U.S. ethanol plants will use more corn than had been projected earlier in the current marketing year and maintain that level in the next marketing year, according to the latest Agriculture Department forecast that raised ethanol industry corn demand for a second straight month.

The agency's May World Agricultural Supply and Demand Estimates released on Friday said ethanol producers are expected to run through about 5.45 billion bu of corn in the 2023-2024 marketing year that ends in August. The latest projection is 1% higher than the April report. Over the last two months, USDA has increased its ethanol corn forecast by 1.4%, or 750 million bu. If realized, corn-to-ethanol projections in the current year would be 5.3% above what the agency estimated for the 2022-2023 marketing year.

The forecast also offered the agency's first take on expectations for the upcoming 2024-2025 marketing year. USDA said it expects corn used for ethanol production will likely hold at 5.45 billion bu, on projections of "essentially flat" U.S. gasoline production, the report said.

USDA provided corn inventory forecasts that are more bullish than that projected by many pre-report forecasts. The latest 2023-2024 corn inventory carry was estimated at 2.022 billion bu, down by 100 million bu, or more than three times the expected cut. While USDA's initial forecast of about 14.86 billion bu of corn output in 2024-2025 largely met industry expectations, it is 3.3% below the current-year estimate the report left unchanged at 15.372 billion bu. And the 2.102 billion bu corn carry forecast for next year is also 7%-8% below what many analysts were expecting.

"The 2024-2025 U.S. corn outlook is for larger supplies, greater domestic use and exports and higher ending stocks," the report said, adding that while the corn crop is projected to fall from the record-high estimate for this marketing year, a decline in area planted was partially offset by higher yield, initially forecast at 181 bu/acre.
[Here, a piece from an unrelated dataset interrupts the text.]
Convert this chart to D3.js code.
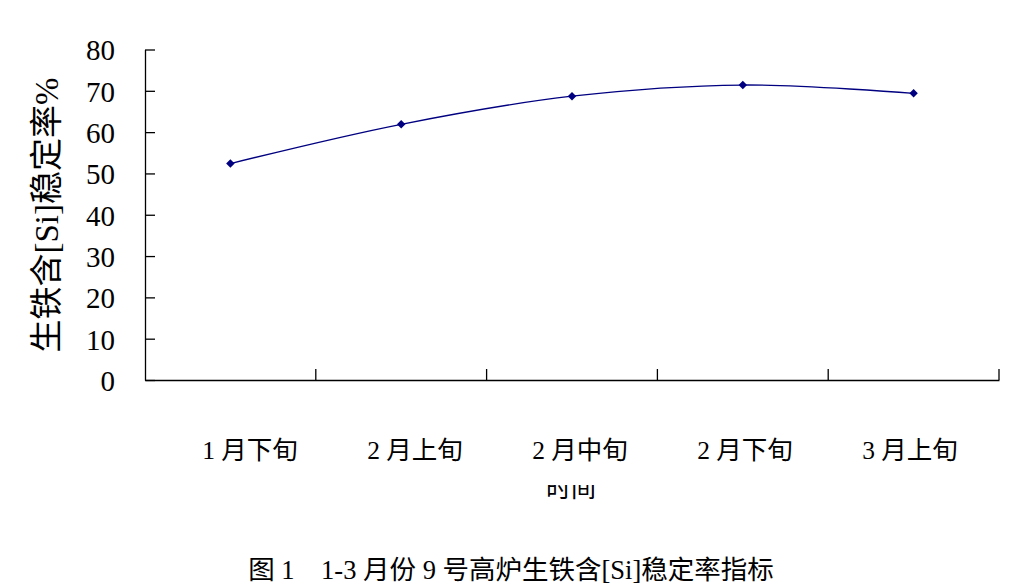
<!DOCTYPE html>
<html>
<head>
<meta charset="utf-8">
<script src="https://cdn.jsdelivr.net/npm/d3@7"></script>
<style>
	body{margin:0;background:#fff;}
	svg{display:block;}
	.serif{font-family:"Liberation Serif","Noto Sans CJK SC",serif;}
</style>
</head>
<body>
<div id="chart-box"></div>
<script>
// chart data
const periods= ["1 月下旬","2 月上旬","2 月中旬","2 月下旬","3 月上旬"];
const stability= [52.4,61.9,68.7,71.4,69.4];
const yTicks= [0,10,20,30,40,50,60,70,80];
const yTitle= "生铁含[Si]稳定率%";
const xTitle= "时间";
const caption= "图 1　1-3 月份 9 号高炉生铁含[Si]稳定率指标";

const w= 1016;
const h= 587;

const svg= d3.select("#chart-box")
	.append("svg")
	.attr("width", w)
	.attr("height", h)
	.attr("class","serif");

// scales
const xScale= d3.scaleBand()
	.domain(periods)
	.range([145, 999]);
const labelScale= d3.scalePoint()
	.domain(periods)
	.range([250, 910]);
const yScale= d3.scaleLinear()
	.domain([0, 80])
	.range([380, 49.5]);

// Y axis
const yAxis= d3.axisLeft(yScale)
	.tickValues(yTicks)
	.tickSizeInner(-10)
	.tickSizeOuter(0)
	.tickPadding(30);
const gy= svg.append("g")
	.attr("transform","translate(145,0)")
	.call(yAxis);
gy.select(".domain").attr("stroke","#000").attr("stroke-width",1.3);
gy.selectAll(".tick line").attr("stroke","#000").attr("stroke-width",1.3);
gy.selectAll(".tick text")
	.attr("font-size",29)
	.attr("font-family","Liberation Serif")
	.attr("fill","#000")
	.attr("dy","0.36em");

// X axis
const xAxis= d3.axisBottom(xScale)
	.tickValues([])
	.tickSizeOuter(0);
const gx= svg.append("g")
	.attr("transform","translate(0,380)")
	.call(xAxis);
gx.select(".domain").attr("stroke","#000").attr("stroke-width",1.3);
// category separators
svg.append("g")
	.selectAll("line")
	.data(periods)
	.enter()
	.append("line")
	.attr("x1", d=> xScale(d)+xScale.bandwidth())
	.attr("x2", d=> xScale(d)+xScale.bandwidth())
	.attr("y1", 380)
	.attr("y2", 369)
	.attr("stroke","#000")
	.attr("stroke-width",1.3);

// category labels
svg.append("g")
	.selectAll("text")
	.data(periods)
	.enter()
	.append("text")
	.attr("x", d=> labelScale(d))
	.attr("y", 459)
	.attr("text-anchor","middle")
	.attr("font-size",25.5)
	.text(d=> d);

// axis titles
svg.append("text")
	.attr("transform","translate(58,215) rotate(-90)")
	.attr("text-anchor","middle")
	.attr("font-size",33)
	.text(yTitle);

svg.append("clipPath")
	.attr("id","cut")
	.append("rect")
	.attr("x",0).attr("y",485).attr("width",w).attr("height",40);
svg.append("text")
	.attr("clip-path","url(#cut)")
	.attr("x", 571)
	.attr("y", 497)
	.attr("text-anchor","middle")
	.attr("font-size",25)
	.text(xTitle);

// caption
svg.append("text")
	.attr("x", 511)
	.attr("y", 579)
	.attr("text-anchor","middle")
	.attr("font-size",26.5)
	.text(caption);

// line + markers
const line= d3.line()
	.x((d,i)=> xScale(periods[i])+xScale.bandwidth()/2)
	.y(d=> yScale(d))
	.curve(d3.curveCatmullRom.alpha(0.5));
svg.append("path")
	.datum(stability)
	.attr("d", line)
	.attr("fill","none")
	.attr("stroke","#000080")
	.attr("stroke-width",1.3);

svg.append("g")
	.selectAll("path")
	.data(stability)
	.enter()
	.append("path")
	.attr("d", d3.symbol().type(d3.symbolSquare).size(36))
	.attr("transform",(d,i)=> "translate("+(xScale(periods[i])+xScale.bandwidth()/2)+","+yScale(d)+") rotate(45)")
	.attr("fill","#000080");
</script>
</body>
</html>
"With higher beginning stocks, total corn supplies are forecast at 16.9 billion bu, the highest since 2017-2018," the report said.

The report made no change to the previous yield estimate for the current marketing year at 177.3 bu/acre.

Global corn inventory forecasts also were below industry expectations. The report put corn available globally at 313.08 million metric tons by the end of the 2023-2024 season, about 0.58% below pre-report forecasts. The debut of the 2024-2025 forecast at 312.27 million mt fell short of industry expectations by about 1.9%.

"World corn use is expected to rise less than 1% to a record 1.221 billion mt, with foreign consumption increasing modestly," USDA said in the report.

In the U.S., the agency clipped its estimate for the average farm price for corn by 5cts for a second straight month to $4.65/bu. That was down nearly 29% from the 2022-2023 season. The agency's initial farm price forecast for 2024-2024 projected a 25ct drop from this year to $4.40/bu.